Towards Ultrahigh Capacity and High Cycling Stability Lithium-Conducting Polymer Batteries by In Situ Construction of Nanostructured Porous Cathodes

Conducting polymers (CPs) have long been studied as cathode materials for lithium-ion batteries, but the low doping level (maximum: 30-50% or even lower) and poor cycling stability limit their applications. Herein, we have developed a method of nanoporeconfined in situ electropolymerization to prepare nanostructured polythiophene-type porous cathodes, achieving significantly improved doping availability and long cycle life. It was verified that the nanosized polymer formed in situ and loose porous structure are conducive to the doping reaction and maintain high electrochemical stability.
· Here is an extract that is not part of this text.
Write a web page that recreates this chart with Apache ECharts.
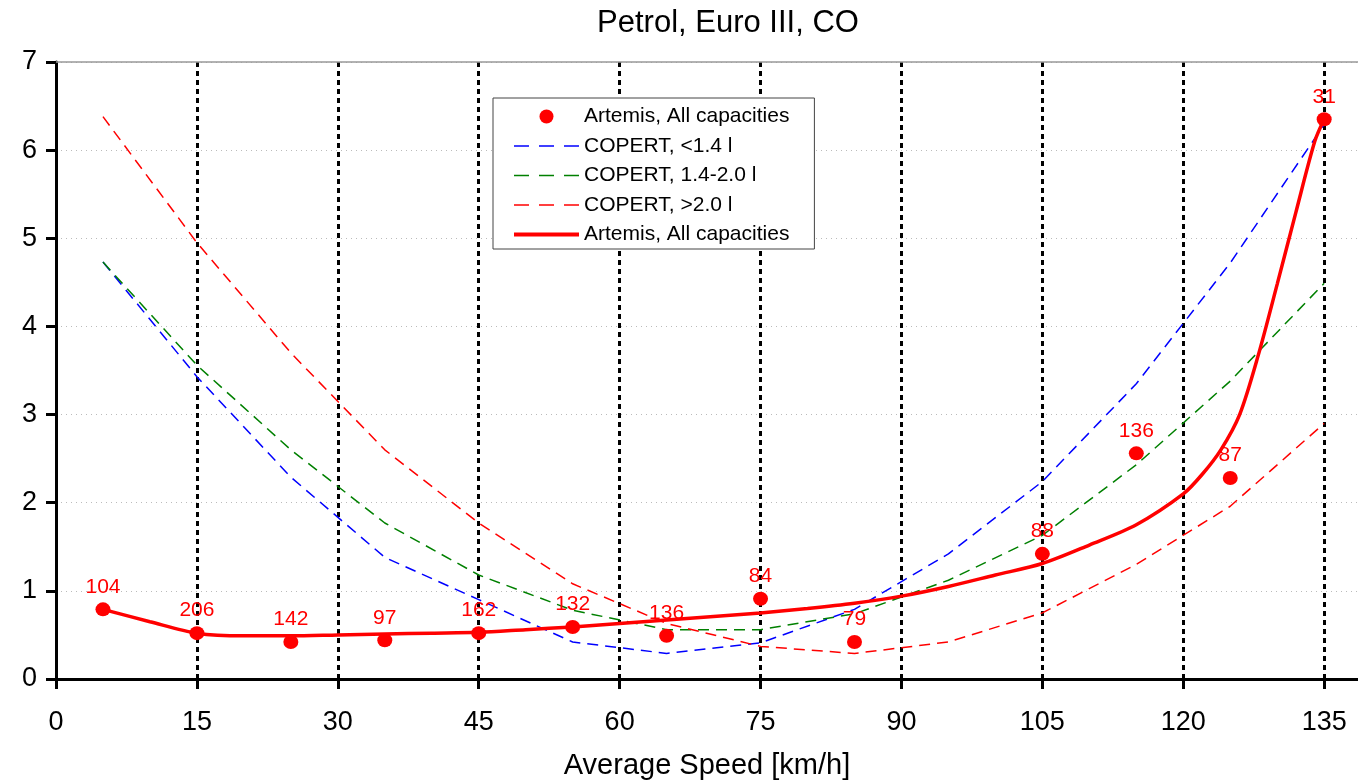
<!DOCTYPE html>
<html>
<head>
<meta charset="utf-8">
<script src="https://cdn.jsdelivr.net/npm/echarts@6/dist/echarts.min.js"></script>
<style>html,body{margin:0;padding:0;background:#fff}#c{width:1358px;height:781px}</style>
</head>
<body>
<div id="c"></div>
<script>
// ---- data ----
const xTicks = [0, 15, 30, 45, 60, 75, 90, 105, 120, 135];
const copertSpeeds = [5, 15, 25, 35, 45, 55, 65, 75, 85, 95, 105, 115, 125, 135];
const copertSmall = [4.73, 3.43, 2.29, 1.38, 0.90, 0.42, 0.29, 0.41, 0.79, 1.42, 2.24, 3.35, 4.72, 6.29];
const copertMid   = [4.73, 3.56, 2.60, 1.77, 1.18, 0.78, 0.56, 0.56, 0.74, 1.12, 1.63, 2.43, 3.38, 4.49];
const copertLarge = [6.38, 4.95, 3.70, 2.60, 1.77, 1.08, 0.63, 0.37, 0.29, 0.42, 0.75, 1.30, 1.96, 2.90];
const artemisSpeeds = [5, 15, 25, 35, 45, 55, 65, 75, 85, 105, 115, 125, 135];
const artemisValues = [0.79, 0.52, 0.42, 0.44, 0.52, 0.59, 0.49, 0.91, 0.42, 1.42, 2.56, 2.28, 6.35];
const artemisCounts = [104, 206, 142, 97, 162, 132, 136, 84, 79, 88, 136, 87, 31];
const fitSpeeds = [5, 10, 15, 20, 25, 30, 35, 40, 45, 50, 55, 60, 65, 70, 75, 80, 85, 90, 95, 100, 105, 110, 115, 120, 122, 124, 126, 128, 130, 132, 134, 135];
const fitValues = [0.79, 0.65, 0.52, 0.49, 0.49, 0.50, 0.51, 0.52, 0.53, 0.56, 0.59, 0.63, 0.67, 0.71, 0.75, 0.80, 0.86, 0.94, 1.05, 1.18, 1.31, 1.52, 1.75, 2.10, 2.32, 2.60, 3.00, 3.68, 4.48, 5.30, 6.10, 6.35];
const seriesKeys = ['artemisPts', 'copertSmall', 'copertMid', 'copertLarge', 'artemisFit'];
const legendTexts = ['Artemis, All capacities', 'COPERT, <1.4 l', 'COPERT, 1.4-2.0 l', 'COPERT, >2.0 l', 'Artemis, All capacities'];

const pairs = (xs, ys) => xs.map((x, i) => [x, ys[i]]);
const FONT = '"Liberation Sans", Arial, Helvetica, sans-serif';
const XMAX = 138.6;

const chart = echarts.init(document.getElementById('c'), null, {renderer: 'canvas'});
const dashed = (color) => ({color: color, width: 1.5, type: [11, 7]});
const hiddenSymbol = {opacity: 0, borderWidth: 0};
const legendDash = {width: 1.6, type: [15, 10]};

chart.setOption({
  animation: false,
  backgroundColor: '#fff',
  textStyle: {fontFamily: FONT},
  title: {
    text: 'Petrol, Euro III, CO',
    left: 723, top: 3, textAlign: 'center',
    textStyle: {fontSize: 31, fontWeight: 'normal', color: '#000', fontFamily: FONT}
  },
  legend: {
    orient: 'vertical',
    left: 493, top: 98,
    padding: [8, 25, 4, 19],
    itemGap: 8.5,
    itemWidth: 65,
    itemHeight: 14,
    itemTextGap: 5,
    backgroundColor: '#fff',
    borderColor: '#444',
    borderWidth: 1,
    borderRadius: 0,
    data: [
      {name: seriesKeys[0]},
      {name: seriesKeys[1], itemStyle: hiddenSymbol, lineStyle: legendDash},
      {name: seriesKeys[2], itemStyle: hiddenSymbol, lineStyle: legendDash},
      {name: seriesKeys[3], itemStyle: hiddenSymbol, lineStyle: legendDash},
      {name: seriesKeys[4], itemStyle: hiddenSymbol, lineStyle: {width: 4}}
    ],
    formatter: (name) => legendTexts[seriesKeys.indexOf(name)],
    textStyle: {fontSize: 21, color: '#000', lineHeight: 21, fontFamily: FONT}
  },
  grid: {left: 56, right: 0, top: 62, bottom: 102, containLabel: false, outerBoundsMode: 'none'},
  xAxis: [{
    type: 'value', min: 0, max: XMAX, position: 'bottom',
    name: 'Average Speed [km/h]', nameLocation: 'middle', nameGap: 72,
    nameTextStyle: {fontSize: 29, color: '#000', fontFamily: FONT},
    axisLine: {show: true, onZero: false, lineStyle: {color: '#000', width: 3}},
    axisTick: {show: true, length: 10, lineStyle: {color: '#000', width: 3}, customValues: xTicks},
    axisLabel: {fontSize: 27, color: '#000', margin: 30, customValues: xTicks, fontFamily: FONT},
    splitLine: {show: true, lineStyle: {color: '#000', width: 3, type: [5, 4]}}
  }, {
    type: 'value', min: 0, max: XMAX, position: 'top',
    axisLine: {show: true, onZero: false, lineStyle: {color: '#999', width: 1.5}},
    axisTick: {show: false}, axisLabel: {show: false}, splitLine: {show: false}
  }],
  yAxis: {
    type: 'value', min: 0, max: 7, interval: 1,
    axisLine: {show: true, onZero: false, lineStyle: {color: '#000', width: 3}},
    axisTick: {show: true, length: 10, lineStyle: {color: '#000', width: 3}},
    axisLabel: {fontSize: 27, color: '#000', margin: 19, fontFamily: FONT},
    splitLine: {show: true, lineStyle: {color: '#bbb', width: 1, type: [1, 4]}}
  },
  series: [
    {
      name: seriesKeys[0], type: 'scatter', z: 5,
      data: pairs(artemisSpeeds, artemisValues),
      symbol: 'circle', symbolSize: [15, 14],
      itemStyle: {color: '#ff0000', opacity: 1},
      label: {show: true, position: 'top', distance: 5, color: '#ff0000', fontSize: 21, fontFamily: FONT,
              formatter: (p) => String(artemisCounts[p.dataIndex])}
    },
    {name: seriesKeys[1], type: 'line', symbol: 'none', data: pairs(copertSpeeds, copertSmall), lineStyle: dashed('#0000ff'), itemStyle: {color: '#0000ff'}, z: 2},
    {name: seriesKeys[2], type: 'line', symbol: 'none', data: pairs(copertSpeeds, copertMid), lineStyle: dashed('#008000'), itemStyle: {color: '#008000'}, z: 2},
    {name: seriesKeys[3], type: 'line', symbol: 'none', data: pairs(copertSpeeds, copertLarge), lineStyle: dashed('#ff0000'), itemStyle: {color: '#ff0000'}, z: 2},
    {name: seriesKeys[4], type: 'line', symbol: 'none', smooth: 0.3, data: pairs(fitSpeeds, fitValues),
     lineStyle: {color: '#ff0000', width: 3.5, type: 'solid'}, itemStyle: {color: '#ff0000'}, z: 4}
  ]
});
</script>
</body>
</html>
The constructed thieno[3,2-b]thiophene (TtTP)/active carbon cathode delivers an ultrahigh reversible capacity of 309.2 mAh g-1 (doping level up to 80.9%) along with an ultrahigh energy density of 1252.3 Wh Kg-1, and an ultrahigh rate capability (172.4 mAh g-1 at 30 A g-1), which far exceed all the CPs and even all the p-type organic cathode materials reported. Moreover, an excellent long cycle life of 2000 cycles at 5 A g-1 is also revealed, which is a new record for CPs-based cathode materials in nonaqueous lithium-ion batteries. Our method provides an effective strategy to improve the doping level and cycling stability of CP-based cathode materials.